Request
Line by line, repeat the data below exactly, beginning at the first line and ending at the line with "import plotly.graph_objects as go". Omit pictures.
++++ Available records ++++
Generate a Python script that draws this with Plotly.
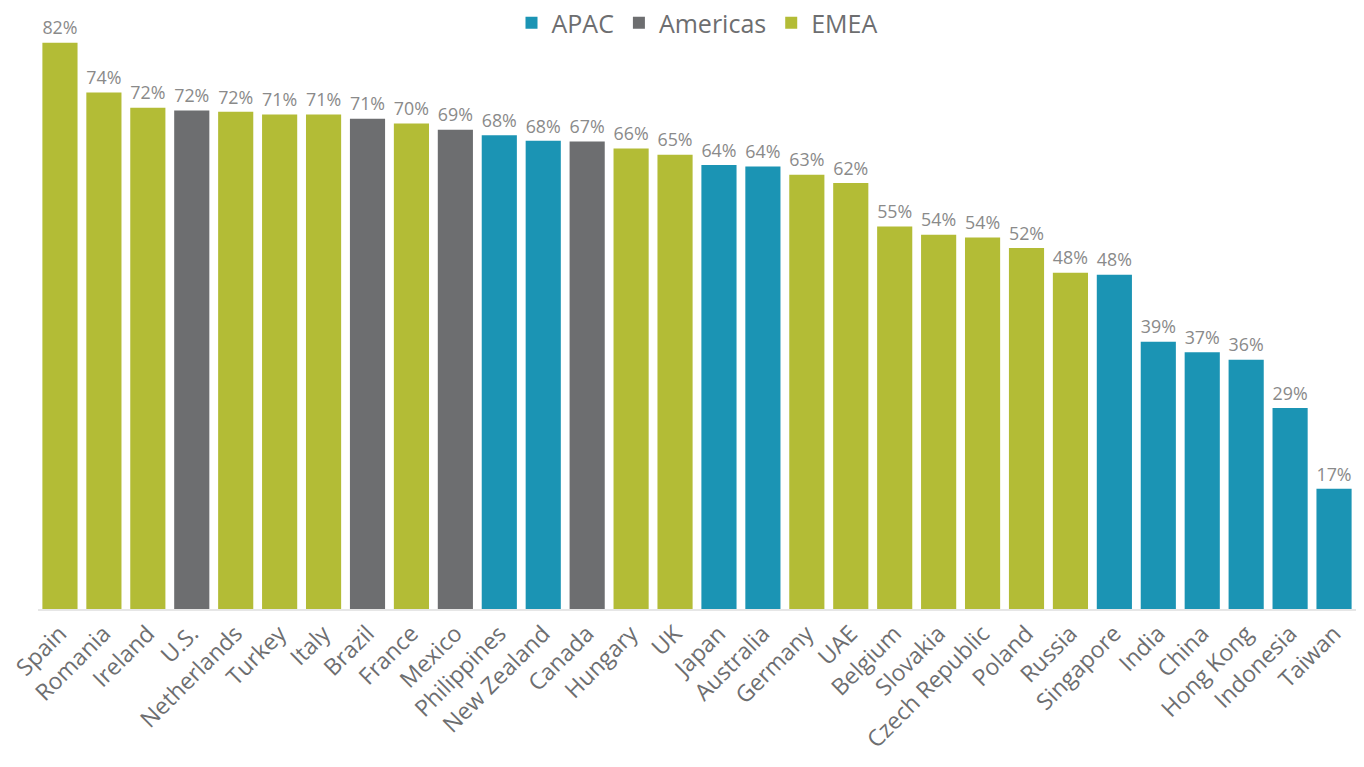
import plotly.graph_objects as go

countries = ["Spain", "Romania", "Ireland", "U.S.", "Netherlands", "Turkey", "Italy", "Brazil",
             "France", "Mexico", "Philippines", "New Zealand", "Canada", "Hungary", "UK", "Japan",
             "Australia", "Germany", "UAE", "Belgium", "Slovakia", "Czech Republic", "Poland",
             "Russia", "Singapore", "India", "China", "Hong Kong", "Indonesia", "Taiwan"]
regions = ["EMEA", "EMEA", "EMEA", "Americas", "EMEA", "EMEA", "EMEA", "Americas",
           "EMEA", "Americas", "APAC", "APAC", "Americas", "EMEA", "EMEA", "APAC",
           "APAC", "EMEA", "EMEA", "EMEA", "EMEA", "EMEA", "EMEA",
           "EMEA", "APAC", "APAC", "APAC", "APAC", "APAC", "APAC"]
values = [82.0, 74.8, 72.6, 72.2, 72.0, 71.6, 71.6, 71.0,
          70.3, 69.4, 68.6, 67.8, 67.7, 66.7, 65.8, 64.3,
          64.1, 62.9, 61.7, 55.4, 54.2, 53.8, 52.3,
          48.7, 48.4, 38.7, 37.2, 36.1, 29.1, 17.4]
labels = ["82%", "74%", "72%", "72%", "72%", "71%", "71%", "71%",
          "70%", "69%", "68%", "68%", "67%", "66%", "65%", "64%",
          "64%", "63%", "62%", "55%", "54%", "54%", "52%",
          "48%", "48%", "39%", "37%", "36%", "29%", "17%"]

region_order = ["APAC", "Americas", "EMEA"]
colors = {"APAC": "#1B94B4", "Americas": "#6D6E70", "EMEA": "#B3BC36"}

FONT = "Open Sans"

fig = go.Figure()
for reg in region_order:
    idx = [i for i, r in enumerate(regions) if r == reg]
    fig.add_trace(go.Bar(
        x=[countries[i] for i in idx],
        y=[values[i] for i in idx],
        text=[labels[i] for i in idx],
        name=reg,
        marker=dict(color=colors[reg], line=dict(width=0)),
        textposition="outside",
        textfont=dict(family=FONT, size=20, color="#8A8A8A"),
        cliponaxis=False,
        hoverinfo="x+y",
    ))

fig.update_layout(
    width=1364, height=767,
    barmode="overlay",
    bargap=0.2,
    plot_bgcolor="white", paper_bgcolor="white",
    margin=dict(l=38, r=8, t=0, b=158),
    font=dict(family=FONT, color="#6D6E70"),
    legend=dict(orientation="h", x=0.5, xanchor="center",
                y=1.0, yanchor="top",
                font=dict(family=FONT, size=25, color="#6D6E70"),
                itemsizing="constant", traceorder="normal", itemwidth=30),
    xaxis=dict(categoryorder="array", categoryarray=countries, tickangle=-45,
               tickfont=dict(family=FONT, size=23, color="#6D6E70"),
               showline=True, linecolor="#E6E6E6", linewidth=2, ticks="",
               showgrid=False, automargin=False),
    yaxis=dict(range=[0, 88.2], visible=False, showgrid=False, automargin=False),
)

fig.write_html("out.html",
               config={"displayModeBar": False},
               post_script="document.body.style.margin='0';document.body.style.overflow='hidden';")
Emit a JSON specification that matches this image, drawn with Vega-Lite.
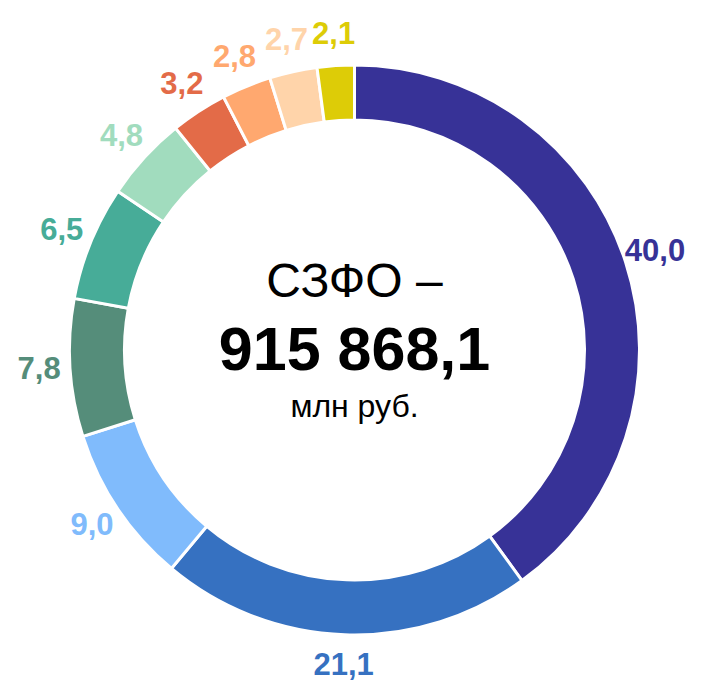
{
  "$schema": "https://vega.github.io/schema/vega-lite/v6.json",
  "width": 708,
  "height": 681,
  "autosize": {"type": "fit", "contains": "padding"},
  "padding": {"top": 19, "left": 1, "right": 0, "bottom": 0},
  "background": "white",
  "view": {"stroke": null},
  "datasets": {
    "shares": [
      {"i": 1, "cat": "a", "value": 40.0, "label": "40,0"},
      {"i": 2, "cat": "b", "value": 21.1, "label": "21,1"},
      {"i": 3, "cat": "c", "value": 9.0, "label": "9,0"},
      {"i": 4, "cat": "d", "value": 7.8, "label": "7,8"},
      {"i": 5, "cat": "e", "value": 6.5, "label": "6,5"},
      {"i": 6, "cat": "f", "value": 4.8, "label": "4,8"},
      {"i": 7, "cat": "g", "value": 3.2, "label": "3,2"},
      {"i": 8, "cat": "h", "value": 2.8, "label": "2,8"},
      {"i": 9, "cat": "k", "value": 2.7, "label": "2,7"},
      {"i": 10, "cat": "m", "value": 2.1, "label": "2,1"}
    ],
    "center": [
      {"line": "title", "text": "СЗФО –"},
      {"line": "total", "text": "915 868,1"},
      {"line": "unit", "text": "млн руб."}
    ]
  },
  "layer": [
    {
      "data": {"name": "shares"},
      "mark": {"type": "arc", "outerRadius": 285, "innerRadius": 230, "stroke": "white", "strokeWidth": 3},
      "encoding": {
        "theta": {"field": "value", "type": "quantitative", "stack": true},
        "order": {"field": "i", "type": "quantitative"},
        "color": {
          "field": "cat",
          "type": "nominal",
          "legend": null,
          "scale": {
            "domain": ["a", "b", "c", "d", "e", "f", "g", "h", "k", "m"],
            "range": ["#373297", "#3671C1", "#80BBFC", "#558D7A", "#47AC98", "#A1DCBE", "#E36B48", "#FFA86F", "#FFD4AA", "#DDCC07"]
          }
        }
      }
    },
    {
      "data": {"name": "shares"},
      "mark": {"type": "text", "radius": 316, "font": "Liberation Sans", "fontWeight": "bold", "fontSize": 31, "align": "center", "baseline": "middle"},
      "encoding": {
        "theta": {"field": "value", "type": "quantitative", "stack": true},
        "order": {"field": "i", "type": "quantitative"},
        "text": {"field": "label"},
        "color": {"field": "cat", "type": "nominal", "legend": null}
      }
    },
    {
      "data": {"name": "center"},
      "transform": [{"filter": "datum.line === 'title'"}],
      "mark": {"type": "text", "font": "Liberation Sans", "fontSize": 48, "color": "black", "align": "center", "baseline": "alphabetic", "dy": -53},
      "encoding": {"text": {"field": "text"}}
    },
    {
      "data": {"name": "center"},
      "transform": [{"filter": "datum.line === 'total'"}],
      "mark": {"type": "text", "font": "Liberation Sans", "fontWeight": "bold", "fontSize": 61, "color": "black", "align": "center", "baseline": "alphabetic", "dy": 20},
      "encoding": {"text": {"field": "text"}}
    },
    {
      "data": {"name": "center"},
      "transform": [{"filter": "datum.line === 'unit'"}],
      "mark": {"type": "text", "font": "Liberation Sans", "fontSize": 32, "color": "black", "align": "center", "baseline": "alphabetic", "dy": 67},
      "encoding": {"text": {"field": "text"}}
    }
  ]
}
++++
Written solution
Generate a Python script that draws this with Plotly.
import plotly.graph_objects as go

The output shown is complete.